Monday 16 April 2018

April Playlist

I was super excited when I found out The Mavis's, a beloved band from my adolescence, are doing a 20th anniversary tour for their album Pink Pills. It's been twenty years already?? Bloody hell!! I remember the first time I heard The Mavis's. A high school friend made me a mix tape with the song 'Moon Drone Gold' on it, from their 1996 debut album Venus Returning. I loved it so hard, I went and laid down thirty of my hard earned bucks for the CD (remember when CD's cost $30?)

While I was revisting the most excellent music of the Mavis's, I started thinking about all the other Aussie bands I was getting into back in the days when I was just discovering that for me, life without music is really no life at all. And that's what inspired the Roxy talks Music April playlist. These are the bands I went to see play at festivals and all ages gigs at mechanics halls. These are the bands I moshed and crowd surfed to. These are the songs of my youth. 

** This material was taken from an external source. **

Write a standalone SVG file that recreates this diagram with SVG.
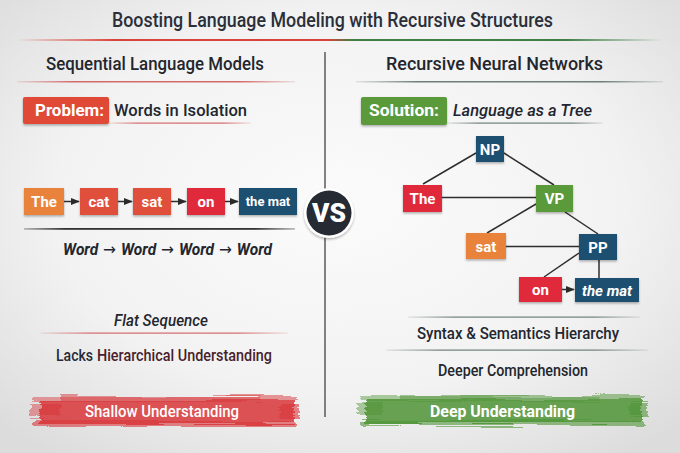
<svg xmlns="http://www.w3.org/2000/svg" width="680" height="453" viewBox="0 0 680 453">
<defs>
<radialGradient id="bg" cx="50%" cy="45%" r="70%">
<stop offset="0" stop-color="#fbfbfb"/><stop offset="0.6" stop-color="#f2f2f2"/><stop offset="1" stop-color="#dcdcdc"/>
</radialGradient>
<linearGradient id="titleLine" x1="0" x2="1" y1="0" y2="0">
<stop offset="0" stop-color="#d9443a" stop-opacity="0"/><stop offset="0.15" stop-color="#d9443a"/><stop offset="0.48" stop-color="#d9443a"/><stop offset="0.52" stop-color="#3f7f45"/><stop offset="0.85" stop-color="#3f7f45"/><stop offset="1" stop-color="#3f7f45" stop-opacity="0"/>
</linearGradient>
<linearGradient id="redFade" x1="0" x2="1" y1="0" y2="0">
<stop offset="0" stop-color="#d46a6a" stop-opacity="0.15"/><stop offset="0.2" stop-color="#d46a6a"/><stop offset="0.8" stop-color="#d46a6a"/><stop offset="1" stop-color="#d46a6a" stop-opacity="0.15"/>
</linearGradient>
<linearGradient id="grayFade" x1="0" x2="1" y1="0" y2="0">
<stop offset="0" stop-color="#6f7f78" stop-opacity="0.15"/><stop offset="0.2" stop-color="#6f7f78"/><stop offset="0.8" stop-color="#6f7f78"/><stop offset="1" stop-color="#6f7f78" stop-opacity="0.15"/>
</linearGradient>
<linearGradient id="darkFade" x1="0" x2="1" y1="0" y2="0">
<stop offset="0" stop-color="#333" stop-opacity="0.3"/><stop offset="0.15" stop-color="#333"/><stop offset="0.85" stop-color="#333"/><stop offset="1" stop-color="#333" stop-opacity="0.3"/>
</linearGradient>
<filter id="rough" x="-5%" y="-40%" width="110%" height="180%">
<feTurbulence type="fractalNoise" baseFrequency="0.01 0.45" numOctaves="2" seed="3"/>
<feDisplacementMap in="SourceGraphic" scale="8" xChannelSelector="R" yChannelSelector="G"/>
<feGaussianBlur stdDeviation="0.6"/>
</filter>
<filter id="shadow" x="-20%" y="-20%" width="140%" height="150%">
<feDropShadow dx="0" dy="1.5" stdDeviation="1.2" flood-color="#000" flood-opacity="0.3"/>
</filter>
<marker id="arr" viewBox="0 0 10 10" refX="9" refY="5" markerWidth="6" markerHeight="6" orient="auto">
<path d="M0,1 L10,5 L0,9 z" fill="#2a2a2a"/>
</marker>
<style>
text{font-family:Roboto,"Liberation Sans",sans-serif}
.title{font-size:19.5px;font-weight:500;fill:#2b2f3a}
.hdr{font-size:18.5px;font-weight:500;fill:#23262e}
.lbl{font-size:17px;font-weight:700;fill:#fff}
.sub{font-size:17px;font-weight:500;fill:#222630}
.box{font-size:15px;font-weight:700;fill:#fff;text-anchor:middle}
.body{font-size:16px;font-weight:500;fill:#23262e;text-anchor:middle}
.edge{stroke:#2e2e2e;stroke-width:1.5;fill:none}
.orange{fill:#e9833a}.rorange{fill:#e0503a}.red{fill:#e02b3a}.blue{fill:#1f4f70}.green{fill:#5a9a3a}
</style>
</defs>
<rect width="680" height="453" fill="url(#bg)"/>

<!-- Title -->
<g id="title">
<text class="title" x="332.5" y="27" text-anchor="middle" textLength="441" lengthAdjust="spacingAndGlyphs">Boosting Language Modeling with Recursive Structures</text>
<rect x="17" y="39" width="646" height="2" fill="url(#titleLine)"/>
</g>

<!-- Divider -->
<g id="divider">
<line x1="325" y1="52" x2="325" y2="417" stroke="#5a5a5a" stroke-width="1.5"/>
</g>

<!-- Left header -->
<g id="left-header">
<text class="hdr" x="155" y="70" text-anchor="middle" textLength="218" lengthAdjust="spacingAndGlyphs">Sequential Language Models</text>
<rect x="17" y="81" width="278" height="1.5" fill="url(#redFade)"/>
</g>
<g id="right-header">
<text class="hdr" x="494.5" y="70" text-anchor="middle" textLength="217" lengthAdjust="spacingAndGlyphs">Recursive Neural Networks</text>
<rect x="356" y="81" width="307" height="1.5" fill="url(#grayFade)"/>
</g>

<!-- Problem -->
<g id="problem">
<rect x="23" y="97" width="86" height="27" rx="2" fill="#e04a35" filter="url(#shadow)"/>
<text class="lbl" x="69.5" y="116" text-anchor="middle" textLength="69" lengthAdjust="spacingAndGlyphs">Problem:</text>
<text class="sub" x="114" y="116" textLength="133" lengthAdjust="spacingAndGlyphs">Words in Isolation</text>
<rect x="109" y="122.5" width="142" height="1.2" fill="url(#redFade)"/>
</g>
<g id="solution">
<rect x="361" y="97" width="86" height="28" rx="2" fill="#5a9a3a" filter="url(#shadow)"/>
<text class="lbl" x="404" y="116" text-anchor="middle" textLength="70" lengthAdjust="spacingAndGlyphs">Solution:</text>
<text class="sub" x="453" y="116" font-style="italic" textLength="139" lengthAdjust="spacingAndGlyphs">Language as a Tree</text>
<rect x="447" y="122.5" width="156" height="1.2" fill="url(#grayFade)"/>
</g>

<!-- Sequence connectors -->
<g id="seq-connectors" class="edge">
<line x1="64" y1="201.5" x2="79" y2="201.5" marker-end="url(#arr)"/>
<line x1="118" y1="201.5" x2="132" y2="201.5" marker-end="url(#arr)"/>
<line x1="171" y1="201.5" x2="186" y2="201.5" marker-end="url(#arr)"/>
<line x1="225" y1="201.5" x2="238" y2="201.5" marker-end="url(#arr)"/>
</g>
<g id="seq-the"><rect class="orange" x="24" y="188" width="40" height="27" filter="url(#shadow)"/><text class="box" x="44" y="207">The</text></g>
<g id="seq-cat"><rect class="rorange" x="80" y="188" width="38" height="27" filter="url(#shadow)"/><text class="box" x="99" y="207">cat</text></g>
<g id="seq-sat"><rect class="rorange" x="133" y="188" width="38" height="27" filter="url(#shadow)"/><text class="box" x="152" y="207">sat</text></g>
<g id="seq-on"><rect class="red" x="187" y="188" width="38" height="27" filter="url(#shadow)"/><text class="box" x="206" y="207">on</text></g>
<g id="seq-themat"><rect class="blue" x="239" y="188" width="58" height="27" filter="url(#shadow)"/><text class="box" x="268" y="206" style="font-size:13px">the mat</text></g>
<rect x="24" y="228" width="271" height="1.8" fill="url(#darkFade)"/>
<g id="word-seq">
<text class="body" x="167.5" y="255" style="font-weight:700" font-style="italic" textLength="209" lengthAdjust="spacingAndGlyphs">Word<tspan style="font-family:'DejaVu Sans',sans-serif;font-weight:400;font-style:normal"> → </tspan>Word<tspan style="font-family:'DejaVu Sans',sans-serif;font-weight:400;font-style:normal"> → </tspan>Word<tspan style="font-family:'DejaVu Sans',sans-serif;font-weight:400;font-style:normal"> → </tspan>Word</text>
</g>

<!-- VS -->
<g id="vs">
<circle cx="329" cy="213" r="25" fill="#fff" filter="url(#shadow)"/>
<circle cx="329" cy="213" r="22.5" fill="#262a33"/>
<text x="329" y="222" text-anchor="middle" style="font-size:25px;font-weight:900;fill:#fff" textLength="34" lengthAdjust="spacingAndGlyphs">VS</text>
</g>

<!-- Tree connectors -->
<g id="tree-connectors" class="edge">
<line x1="476" y1="153" x2="423" y2="184"/>
<line x1="504" y1="153" x2="554" y2="185"/>
<line x1="442" y1="197.5" x2="536" y2="197.5"/>
<line x1="536" y1="204" x2="487" y2="233"/>
<line x1="565" y1="212" x2="598" y2="234"/>
<line x1="506" y1="246.5" x2="579" y2="246.5"/>
<line x1="579" y1="253" x2="544" y2="277"/>
<line x1="599" y1="260" x2="599" y2="278"/>
<line x1="562" y1="289.5" x2="574" y2="289.5" marker-end="url(#arr)"/>
</g>
<g id="t-np"><rect class="blue" x="476" y="136" width="28" height="26" filter="url(#shadow)"/><text class="box" x="490" y="154.5">NP</text></g>
<g id="t-the"><rect class="red" x="403" y="185" width="39" height="27" filter="url(#shadow)"/><text class="box" x="422.5" y="204">The</text></g>
<g id="t-vp"><rect class="green" x="536" y="185" width="37" height="27" filter="url(#shadow)"/><text class="box" x="554.5" y="204">VP</text></g>
<g id="t-sat"><rect class="orange" x="466" y="233" width="40" height="26" filter="url(#shadow)"/><text class="box" x="486" y="251.5">sat</text></g>
<g id="t-pp"><rect class="blue" x="579" y="234" width="38" height="26" filter="url(#shadow)"/><text class="box" x="598" y="252.5">PP</text></g>
<g id="t-on"><rect class="red" x="519" y="277" width="43" height="25" filter="url(#shadow)"/><text class="box" x="540.5" y="295">on</text></g>
<g id="t-themat"><rect class="blue" x="575" y="278" width="64" height="24" filter="url(#shadow)"/><text class="box" x="607" y="295.5" font-style="italic">the mat</text></g>

<!-- Left bottom -->
<g id="flat">
<text class="body" x="161" y="326" font-style="italic" textLength="94" lengthAdjust="spacingAndGlyphs">Flat Sequence</text>
<rect x="41" y="332.5" width="247" height="1.2" fill="url(#redFade)"/>
</g>
<g id="lacks">
<text class="body" x="56" y="361" style="text-anchor:start;fill:#252a3a" textLength="37" lengthAdjust="spacingAndGlyphs">Lacks</text>
<text class="body" x="97" y="361" style="text-anchor:start;fill:#4a1e2c" textLength="175" lengthAdjust="spacingAndGlyphs">Hierarchical Understanding</text>
</g>
<g id="shallow">
<g fill="#d8353a" filter="url(#rough)">
<rect x="40" y="400" width="254" height="24" opacity="0.85"/>
<rect x="32" y="397" width="230" height="5" opacity="0.45"/>
<rect x="60" y="396" width="238" height="4" opacity="0.5"/>
<rect x="34" y="421" width="262" height="6" opacity="0.6"/>
<rect x="30" y="405" width="30" height="12" opacity="0.45"/>
<rect x="280" y="404" width="19" height="14" opacity="0.6"/>
</g>
<text class="lbl" x="162" y="416.5" text-anchor="middle" style="font-weight:500" textLength="154" lengthAdjust="spacingAndGlyphs">Shallow Understanding</text>
</g>

<!-- Right bottom -->
<rect x="408" y="316.5" width="232" height="1.2" fill="url(#grayFade)"/>
<g id="syntax">
<text class="body" x="518" y="339" textLength="202" lengthAdjust="spacingAndGlyphs">Syntax &amp; Semantics Hierarchy</text>
<rect x="386" y="349.5" width="262" height="1.2" fill="url(#grayFade)"/>
</g>
<g id="deeper">
<text class="body" x="513" y="376" textLength="150" lengthAdjust="spacingAndGlyphs">Deeper Comprehension</text>
</g>
<g id="deep">
<g fill="#4f9436" filter="url(#rough)">
<rect x="366" y="399" width="276" height="24" opacity="0.85"/>
<rect x="360" y="396" width="240" height="5" opacity="0.45"/>
<rect x="400" y="395" width="245" height="4" opacity="0.5"/>
<rect x="362" y="420" width="282" height="6" opacity="0.6"/>
<rect x="358" y="404" width="25" height="12" opacity="0.45"/>
<rect x="630" y="403" width="18" height="14" opacity="0.6"/>
</g>
<text class="lbl" x="502.5" y="416.5" text-anchor="middle" textLength="145" lengthAdjust="spacingAndGlyphs">Deep Understanding</text>
</g>
</svg>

*It's worth noting that Headless Chickens are actually a New Zealand band, but as they are the first band I ever saw live (they opened for Arrested Development at Festival Hall, Melbourne in 1992) I decided to include them. Also, they were really cool.

Sunday 15 April 2018

Albums That Opened My Mind

Everyone has those artists, songs or albums that opened up their minds a little bit. You know, when someone says ‘I never really listened to hip hop, but then I heard De La Soul,’ or, ‘I don’t like country music, except for Johnny Cash,’ or, ‘you won’t catch me listening to disco … unless it’s the Bee Gees’ (has anyone ever said that???)

Well here are a few albums that opened my mind to the possibility that maybe I’m not satisfied just listening to ‘what I know I like and I’m happy not to listen to anything else, thanks very much.’

KRS-One - I Got Next (1997)



I Got Next was the first hip hop album that blew my mind. I hadn’t actively listened to hip hop much, aside from the fact that I owned a copy of Cypress Hill’s Black Sunday, but my brother was a mad hip hop fan and he used to play it loud, day and night. That’s how I got wind of KRS-One; hearing his jazzy beats and catchy rhymes blaring from my brother’s shitty ghetto blaster through the closed bedroom door. Deciding this was hardly the best way to experience KRS-One, I borrowed my brother’s CD copy of I Got Next. It completely changed the way I thought about hip hop. Seventeen year old me had always dismissed hip hop as gangsta. As a woman, I found it offensive. But KRS-One was political and preached empowerment. And he was funky. ‘The real hip hop is over here!’ rapped KRS-One and I was down.

Carole King - Tapestry (1971)


My dad loved Carole King. He had a bunch of Carole King records, but Tapestry was the only one I ever played. After Dad taught me how to use his record player, I played Tapestry constantly. Dad had other records too, and sometimes I’d spin one or two of those, but I always came back Carole. It’s not the kind of album I’d usually play back then. I was all about Jane’s Addiction or Sonic Youth or The Cure. I might have listened to Tori Amos once in awhile, but not seriously. But to me, Tapestry was beautiful and sweet and soulful. These days Tapestry is still just as beautiful to me, but it's bittersweet too. Because it reminds me of Dad, who passed away last year. I have his copy and I still play it often. And I thank him for teaching me the joy of music. All music. And also Carole King.

Autechre - Chiastic Slide (1997)


I was given a copy of Chiastic Slide for my birthday one year in my early 20’s. Up until then my experience of electronic music had been limited. Aside from the electro new wave of my youth, it was whatever house music or dark drum and bass had been playing at the last rave or club I’d been at. And Aphex Twin, of course. But I had no idea electronic music could make me feel the way Chiastic Slide did. It was completely lovely with all of it’s gorgeous, intricate sounds. Like listening to clockwork. And so I discovered Intelligent dance music (or IDM for short) and artists like Squarepusher and Beefcake. In fact IDM resonated so much with me that I made my own IDM music under the name Twinkle Noodle Star a few years ago. Although I don’t listen to it much anymore, every now and then I revisit Chiastic Slide, or Squarepusher’s Go Plastic when I’m feeling a little nostalgic.